Sim. Os eleitores às vezes acreditam em mentiras, mas não no tipo de mentiras que Trump está contando.
Os eleitores podem, por vezes, ser convencidos, erroneamente, de que coisas ruins estão acontecendo com outras pessoas, mesmo quando eles próprios estão bem. Muitos americanos que não moram em Chicago provavelmente acreditam nas alegações da administração de que a cidade, que acaba de ter o verão mais seguro desde a década de 1960, é uma zona de guerra.

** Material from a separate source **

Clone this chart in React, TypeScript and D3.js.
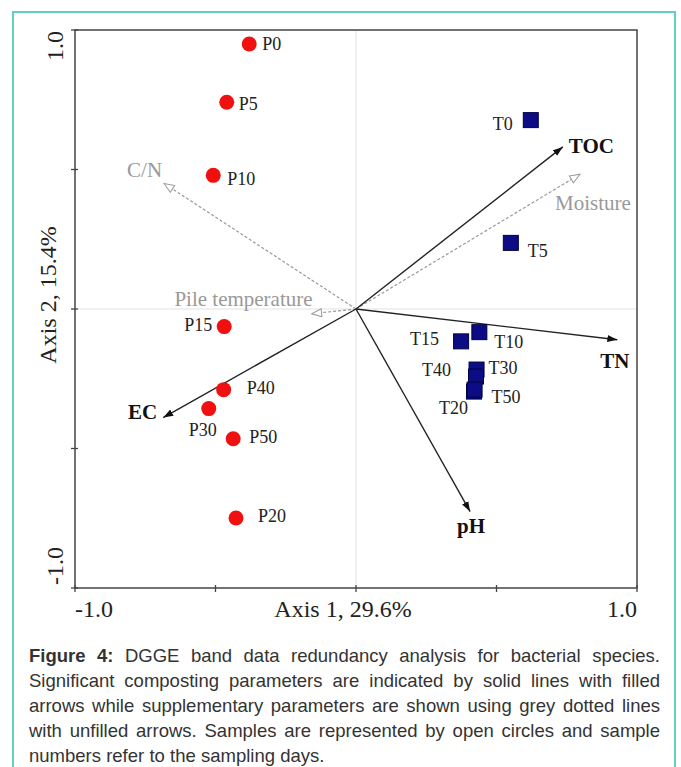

Mas dizer às pessoas que as coisas estão ótimas quando a experiência pessoal delas diz o contrário é diferente. Multidões violentas estão tomando conta de Portland? Se você assiste à Fox News, pode acreditar nisso. Os preços dos alimentos estão "muito baixos", como Trump insiste? Qualquer pessoa que faça suas próprias compras de supermercado — até mesmo republicanos — sabe que isso não é verdade. Relembrando um gráfico da postagem de ontem:
Então, por que os eleitores se tornaram tão negativos, tão rapidamente, em relação à gestão econômica de Trump? Objetivamente, a economia está pior em alguns aspectos importantes do que estava no ano passado. Ainda não vimos demissões em massa (ainda?), mas encontrar emprego ficou muito mais difícil. Aqui está o "diferencial do mercado de trabalho", a diferença entre a porcentagem de pessoas que dizem que há muitos empregos e aquelas que dizem que é difícil encontrá-los:
Fonte: Conference Board via Haver Analytics
Além disso, estamos vivenciando um crescimento econômico em forma de "K", com os mais ricos prosperando, enquanto os mais pobres perdem terreno. Muitas pessoas, tanto da esquerda quanto da direita, alegaram que isso estava acontecendo durante o governo Biden, mas a verdade era o oposto: sob Biden, os salários na base da pirâmide social subiram consistentemente mais rápido do que os salários no topo. Este ano, no entanto, esse padrão se inverteu.
Fonte: Fed de Atlanta
Como destaca aquele jornaleco de esquerda, o Wall Street Journal , as únicas pessoas que parecem estar otimistas em relação à economia neste momento são aquelas que possuem muitas ações.
Mas acredito que a rejeição a Trump também seja, em grande parte, uma reação às suas tentativas de manipular a opinião pública sobre a verdadeira situação da economia. Mais uma vez, essas tentativas não visam dar uma interpretação positiva aos dados. São simplesmente mentiras descaradas.
E os democratas deveriam explorar essas mentiras como prova não apenas de que Trump é totalmente desonesto, mas também de que ele está completamente alheio à realidade da vida americana.